# WHAT YOU NEED TO DO
Restate, exactly and without pictures, the lines from the start of the listing below through the line holding "const rows = p.cats.map((c, i)".

# COLLECTED DATA
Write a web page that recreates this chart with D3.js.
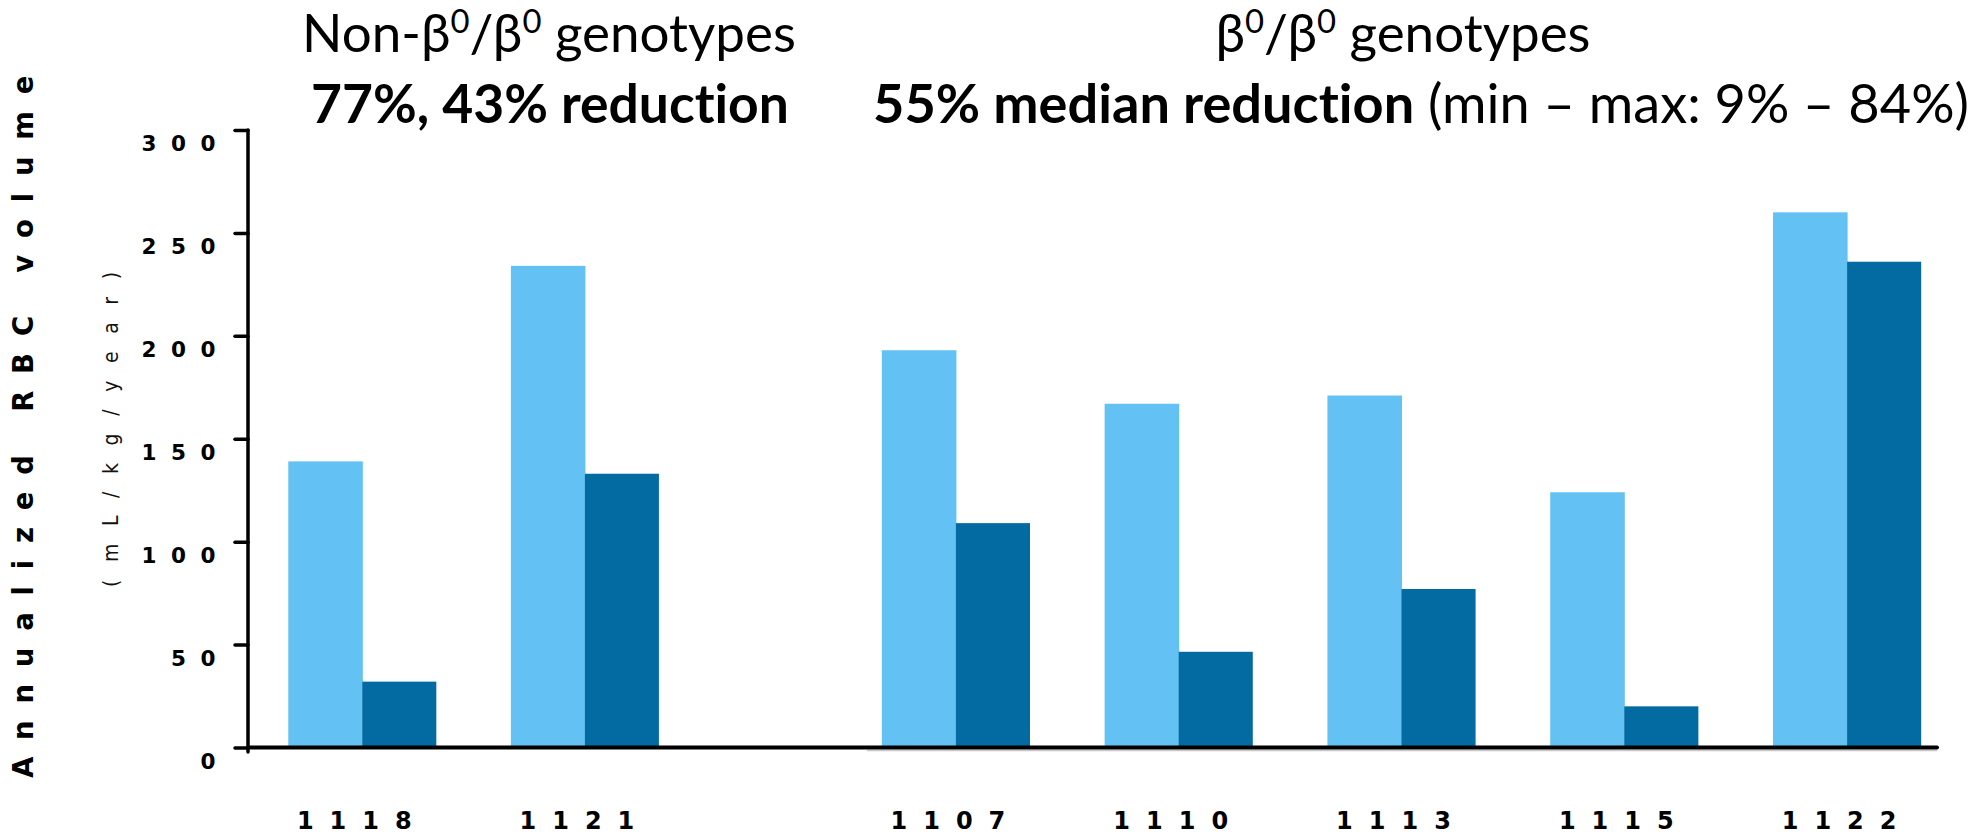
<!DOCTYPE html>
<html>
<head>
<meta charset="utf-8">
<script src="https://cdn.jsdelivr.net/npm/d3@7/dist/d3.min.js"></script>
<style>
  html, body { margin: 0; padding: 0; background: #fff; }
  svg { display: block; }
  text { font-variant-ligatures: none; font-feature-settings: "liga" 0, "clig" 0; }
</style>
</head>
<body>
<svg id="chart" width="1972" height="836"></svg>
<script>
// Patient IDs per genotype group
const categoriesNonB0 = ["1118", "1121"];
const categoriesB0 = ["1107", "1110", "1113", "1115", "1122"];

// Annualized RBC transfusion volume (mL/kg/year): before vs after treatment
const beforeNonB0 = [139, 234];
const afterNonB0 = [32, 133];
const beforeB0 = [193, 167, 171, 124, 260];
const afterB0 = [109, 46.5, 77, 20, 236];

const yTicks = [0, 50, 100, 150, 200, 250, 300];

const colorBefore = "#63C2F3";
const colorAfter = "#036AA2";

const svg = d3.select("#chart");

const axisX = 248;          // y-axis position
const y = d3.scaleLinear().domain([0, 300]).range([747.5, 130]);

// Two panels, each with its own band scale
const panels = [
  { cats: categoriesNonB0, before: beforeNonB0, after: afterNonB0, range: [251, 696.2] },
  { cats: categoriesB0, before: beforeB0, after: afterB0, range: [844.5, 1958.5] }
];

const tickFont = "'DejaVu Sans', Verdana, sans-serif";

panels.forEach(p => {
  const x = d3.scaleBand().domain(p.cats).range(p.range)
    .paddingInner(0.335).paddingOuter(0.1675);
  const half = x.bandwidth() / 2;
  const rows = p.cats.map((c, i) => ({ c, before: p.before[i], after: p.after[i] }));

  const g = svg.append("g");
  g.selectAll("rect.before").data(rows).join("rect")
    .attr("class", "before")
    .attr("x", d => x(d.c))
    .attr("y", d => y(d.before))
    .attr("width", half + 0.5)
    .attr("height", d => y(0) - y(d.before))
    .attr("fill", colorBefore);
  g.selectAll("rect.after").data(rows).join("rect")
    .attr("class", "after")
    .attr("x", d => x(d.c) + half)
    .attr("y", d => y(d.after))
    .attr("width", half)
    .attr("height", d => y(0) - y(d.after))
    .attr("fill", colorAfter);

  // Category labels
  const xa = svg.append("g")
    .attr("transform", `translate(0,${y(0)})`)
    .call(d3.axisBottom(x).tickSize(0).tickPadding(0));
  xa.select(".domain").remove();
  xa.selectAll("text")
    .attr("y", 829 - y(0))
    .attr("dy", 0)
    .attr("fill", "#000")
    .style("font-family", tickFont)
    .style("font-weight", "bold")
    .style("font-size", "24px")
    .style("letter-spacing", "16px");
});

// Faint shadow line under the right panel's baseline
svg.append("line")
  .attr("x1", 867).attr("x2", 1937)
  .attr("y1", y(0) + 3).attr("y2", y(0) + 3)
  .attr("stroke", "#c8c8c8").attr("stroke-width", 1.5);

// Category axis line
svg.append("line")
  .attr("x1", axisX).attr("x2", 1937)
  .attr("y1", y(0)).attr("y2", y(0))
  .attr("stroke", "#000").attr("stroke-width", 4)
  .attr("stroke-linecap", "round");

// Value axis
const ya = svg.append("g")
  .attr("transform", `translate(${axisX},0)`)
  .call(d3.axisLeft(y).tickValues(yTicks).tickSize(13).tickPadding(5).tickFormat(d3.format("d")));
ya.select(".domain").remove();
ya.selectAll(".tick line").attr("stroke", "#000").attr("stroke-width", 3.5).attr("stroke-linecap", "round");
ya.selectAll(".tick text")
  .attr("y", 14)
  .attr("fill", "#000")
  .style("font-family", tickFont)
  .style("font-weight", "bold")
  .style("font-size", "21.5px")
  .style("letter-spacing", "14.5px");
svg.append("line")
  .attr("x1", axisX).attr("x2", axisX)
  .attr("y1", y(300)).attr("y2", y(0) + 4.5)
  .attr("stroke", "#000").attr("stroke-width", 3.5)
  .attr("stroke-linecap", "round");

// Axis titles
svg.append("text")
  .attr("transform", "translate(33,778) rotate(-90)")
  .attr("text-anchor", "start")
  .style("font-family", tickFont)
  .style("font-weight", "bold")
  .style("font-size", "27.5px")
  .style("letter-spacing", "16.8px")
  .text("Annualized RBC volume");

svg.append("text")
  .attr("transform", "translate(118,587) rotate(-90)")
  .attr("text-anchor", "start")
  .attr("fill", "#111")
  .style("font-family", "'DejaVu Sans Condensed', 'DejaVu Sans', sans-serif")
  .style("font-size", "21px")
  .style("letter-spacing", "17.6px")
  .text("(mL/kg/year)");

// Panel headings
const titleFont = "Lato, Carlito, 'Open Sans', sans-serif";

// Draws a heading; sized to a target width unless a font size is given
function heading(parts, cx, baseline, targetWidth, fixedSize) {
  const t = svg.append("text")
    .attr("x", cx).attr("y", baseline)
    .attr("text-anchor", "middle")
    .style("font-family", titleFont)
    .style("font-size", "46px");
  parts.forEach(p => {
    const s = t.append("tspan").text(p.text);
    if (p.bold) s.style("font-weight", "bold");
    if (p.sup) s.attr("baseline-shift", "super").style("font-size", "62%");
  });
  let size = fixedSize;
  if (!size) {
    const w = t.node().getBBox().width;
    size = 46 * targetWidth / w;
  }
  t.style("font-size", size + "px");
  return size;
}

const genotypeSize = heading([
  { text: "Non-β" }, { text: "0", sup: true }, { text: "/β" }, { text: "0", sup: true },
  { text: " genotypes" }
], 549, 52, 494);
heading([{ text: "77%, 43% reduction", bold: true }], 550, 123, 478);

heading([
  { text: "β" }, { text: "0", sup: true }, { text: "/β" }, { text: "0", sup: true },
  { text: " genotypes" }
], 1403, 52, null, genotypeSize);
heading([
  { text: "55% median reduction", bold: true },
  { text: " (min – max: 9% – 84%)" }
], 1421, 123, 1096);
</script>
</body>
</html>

# CORRECT RESULT
Write a web page that recreates this chart with D3.js.
<!DOCTYPE html>
<html>
<head>
<meta charset="utf-8">
<script src="https://cdn.jsdelivr.net/npm/d3@7/dist/d3.min.js"></script>
<style>
  html, body { margin: 0; padding: 0; background: #fff; }
  svg { display: block; }
  text { font-variant-ligatures: none; font-feature-settings: "liga" 0, "clig" 0; }
</style>
</head>
<body>
<svg id="chart" width="1972" height="836"></svg>
<script>
// Patient IDs per genotype group
const categoriesNonB0 = ["1118", "1121"];
const categoriesB0 = ["1107", "1110", "1113", "1115", "1122"];

// Annualized RBC transfusion volume (mL/kg/year): before vs after treatment
const beforeNonB0 = [139, 234];
const afterNonB0 = [32, 133];
const beforeB0 = [193, 167, 171, 124, 260];
const afterB0 = [109, 46.5, 77, 20, 236];

const yTicks = [0, 50, 100, 150, 200, 250, 300];

const colorBefore = "#63C2F3";
const colorAfter = "#036AA2";

const svg = d3.select("#chart");

const axisX = 248;          // y-axis position
const y = d3.scaleLinear().domain([0, 300]).range([747.5, 130]);

// Two panels, each with its own band scale
const panels = [
  { cats: categoriesNonB0, before: beforeNonB0, after: afterNonB0, range: [251, 696.2] },
  { cats: categoriesB0, before: beforeB0, after: afterB0, range: [844.5, 1958.5] }
];

const tickFont = "'DejaVu Sans', Verdana, sans-serif";

panels.forEach(p => {
  const x = d3.scaleBand().domain(p.cats).range(p.range)
    .paddingInner(0.335).paddingOuter(0.1675);
  const half = x.bandwidth() / 2;
  const rows = p.cats.map((c, i) => ({ c, before: p.before[i], after: p.after[i] }));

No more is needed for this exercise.